For the first time ever, the PSF has joined forces with another open source organization, NumFOCUS, to create a collaborative working group to make decisions on allocating grants or sponsorships for Scientific Python projects, conferences, etc.
NumFOCUS based in Austin Texas, has been promoting and funding open source computing resources for scientific research since 2012. Their core projects include AstroPi, Data Carpentry, IPython, Julia, SimPy, NumPy, and SciPy, Matplotlib, Cython, PyTables, and more.
This new joint working group was spearheaded by PSF Director David Mertz, who will co-chair along with mathematician and Python evangelist Tim Couper.
The PSF has recently pledged initial annual support in the amount of of US$25,000, and agreed to match any amount NumFOCUS contributes beyond $25,000, up to $50,000 contributed by the PSF, during the PSF Board meeting on 4/28/15 (for combined funding up to $100,000).
Image credit: engineering.dartmouth.edu
In forming the Working Group, David reached out via the PSF members' list to call for volunteers.
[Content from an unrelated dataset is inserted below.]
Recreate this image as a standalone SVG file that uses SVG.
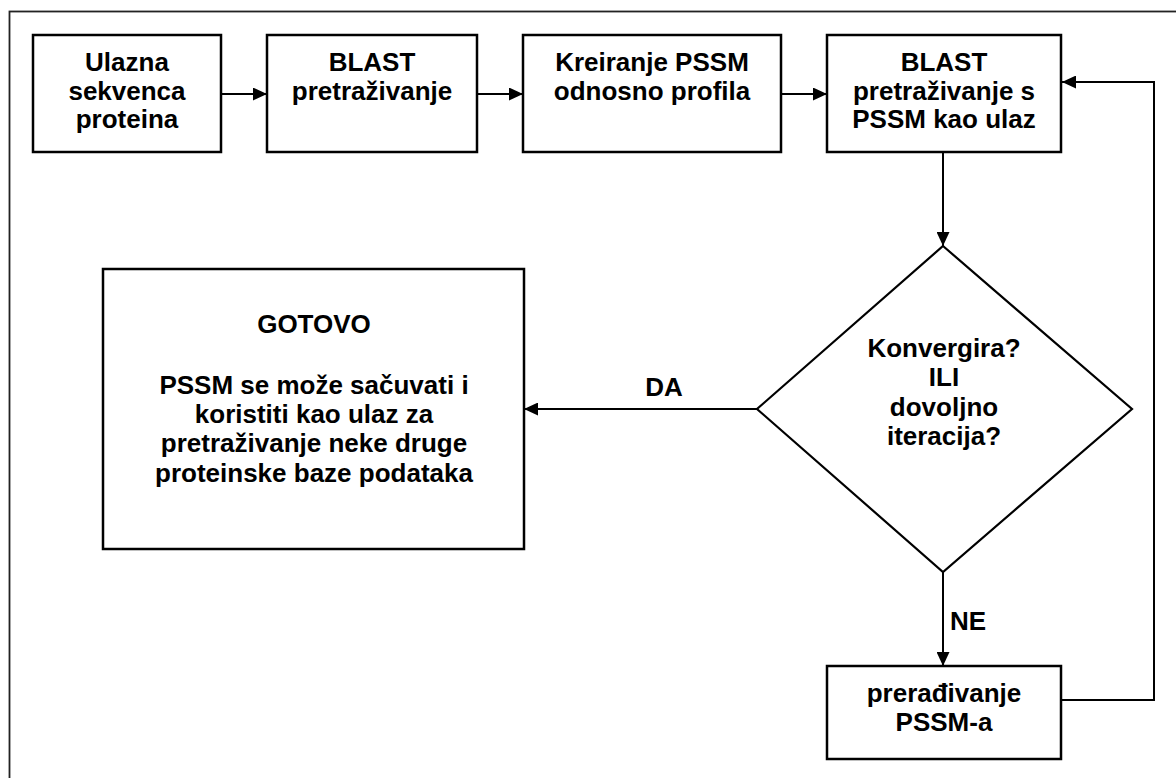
<svg xmlns="http://www.w3.org/2000/svg" width="1176" height="778" viewBox="0 0 1176 778">
<style>
.box{fill:#fff;stroke:#000;stroke-width:2.5}
.dia{fill:#fff;stroke:#000;stroke-width:2.2}
.t{font-family:"Liberation Sans",Arial,sans-serif;font-weight:bold;font-size:26px;fill:#000;text-anchor:middle}
.lbl{font-family:"Liberation Sans",Arial,sans-serif;font-weight:bold;font-size:26px;fill:#000}
.c{fill:none;stroke:#000;stroke-width:2}
</style>
<defs>
<marker id="ah" markerUnits="userSpaceOnUse" markerWidth="14" markerHeight="13" refX="14" refY="6.5" orient="auto">
<path d="M0,0 L14,6.5 L0,13 z" fill="#000"/>
</marker>
</defs>
<rect x="0" y="0" width="1176" height="778" fill="#fff"/>
<rect id="frame" x="9.5" y="11.5" width="1200" height="800" fill="none" stroke="#222" stroke-width="1.8"/>
<g id="connectors">
<line class="c" x1="221" y1="94" x2="267" y2="94" marker-end="url(#ah)"/>
<line class="c" x1="477" y1="94" x2="523" y2="94" marker-end="url(#ah)"/>
<line class="c" x1="781" y1="94" x2="827" y2="94" marker-end="url(#ah)"/>
<line class="c" x1="943" y1="152" x2="943" y2="246" marker-end="url(#ah)"/>
<line class="c" x1="757" y1="409" x2="524" y2="409" marker-end="url(#ah)"/>
<line class="c" x1="943" y1="572" x2="943" y2="666" marker-end="url(#ah)"/>
<polyline class="c" points="1061,700 1154,700 1154,82 1062,82" marker-end="url(#ah)"/>
<text class="lbl" x="664" y="396" text-anchor="middle">DA</text>
<text class="lbl" x="950" y="630">NE</text>
</g>
<g id="n1">
<rect class="box" x="33" y="35" width="188" height="117"/>
<text class="t" x="127" y="71">Ulazna</text>
<text class="t" x="127" y="100">sekvenca</text>
<text class="t" x="127" y="128">proteina</text>
</g>
<g id="n2">
<rect class="box" x="267" y="35" width="210" height="117"/>
<text class="t" x="372" y="71">BLAST</text>
<text class="t" x="372" y="100">pretraživanje</text>
</g>
<g id="n3">
<rect class="box" x="523" y="35" width="258" height="117"/>
<text class="t" x="652" y="71">Kreiranje PSSM</text>
<text class="t" x="652" y="100">odnosno profila</text>
</g>
<g id="n4">
<rect class="box" x="827" y="35" width="234" height="117"/>
<text class="t" x="944" y="71">BLAST</text>
<text class="t" x="944" y="100">pretraživanje s</text>
<text class="t" x="944" y="128">PSSM kao ulaz</text>
</g>
<g id="n5">
<polygon class="dia" points="943,246 1132,409 943,572 757,409"/>
<text class="t" x="944" y="357">Konvergira?</text>
<text class="t" x="944" y="386">ILI</text>
<text class="t" x="944" y="416">dovoljno</text>
<text class="t" x="944" y="445">iteracija?</text>
</g>
<g id="n6">
<rect class="box" x="103" y="269" width="421" height="280"/>
<text class="t" x="314" y="333">GOTOVO</text>
<text class="t" x="314" y="394">PSSM se može sačuvati i</text>
<text class="t" x="314" y="423">koristiti kao ulaz za</text>
<text class="t" x="314" y="452">pretraživanje neke druge</text>
<text class="t" x="314" y="482">proteinske baze podataka</text>
</g>
<g id="n7">
<rect class="box" x="827" y="666" width="234" height="93"/>
<text class="t" x="944" y="702">prerađivanje</text>
<text class="t" x="944" y="731">PSSM-a</text>
</g>
</svg>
As he wrote,
This note is a call for volunteers … The work needed … [is] keeping in mind a finite budget, and evaluating and discussing requests that come in for grants or sponsorship relative to this budget. In the best case, people connected to scientific communities will also do some outreach to let groups know that funds are potentially available, but it’s also necessary just to weigh requests that come to us independently.
The call for volunteers led to an extremely impressive group representing a range of scientific expertise and interests. The PSF is confident in the group’s ability to make capable evaluations of grant requests that will ensure a judicious use of limited funds.
Here are the WG members' biographies:
David Mertz: Ph.D. in Political Philosophy, gone astray into computer theory, with a stint in computational biochemistry. He has been a Fellow of the PSF since 2008, and a Director since 2009. He is author of Text Processing in Python (Addison Wesley) and the series Charming Python (IBM developerWorks).
Tim Couper: Oxford D.Phil. in Mathematics. Python evangelist and consultant for 16 years, now based in Scotland. Extensive python experience with organisations of all sizes from startups to large retail, pharmaceuticals & finance (banking & hedge funds).
Anthony Scopatz: Computational Physicist and avid Python developer since 2002 and PSF Fellow since 2013. He is coauthor of Effective Computation in Physics (O'Reilly). He will be joining the University of South Carolina as a tenure-track faculty member in Mechanical Engineering in August 2015.
Stéfan van der Walt: Assistant Researcher at the Berkeley Institute for Data Science and a senior lecturer in applied mathematics at Stellenbosch University, South Africa. He has been an active member of the scientific Python community since 2006, and frequently teaches Python at workshops and conferences. He is the founder of scikit-image and a contributor to numpy, scipy and dipy.
Travis Oliphant: Ph.D. in Biomedical Engineering from Mayo Clinic; professor of Electrical and Computer Engineering at BYU 2001 to 2007 with research in inverse problems and biomedical imaging; creator of SciPy, author of NumPy; founder of Numba, PyData, NumFOCUS, and Continuum Analytics. Currently CEO of Continuum.
Leah Silen: Executive Director of NumFOCUS, Leah has been involved daily in the support of the Python scientific computing community since NumFOCUS began three years ago. She has worked with the board of directors to initiate and carry out fiscal sponsorship, fellowship and grant programs funding both projects and individuals. She has also worked through the organization of PyData events to further support the community as well as on scholarship review committees of multiple conferences.
Dana Bauer: Geographer, Pythonista, open data enthusiast, mom to a future robot programmer. Dana has over 54 repositories at GitHub and works as a developer at Rackspace.
Kurt Kaiser is the Treasurer of the Python Software Foundation.
Congratulations to the organizers and members and best of luck in your important work. We look forward to hearing about your activities.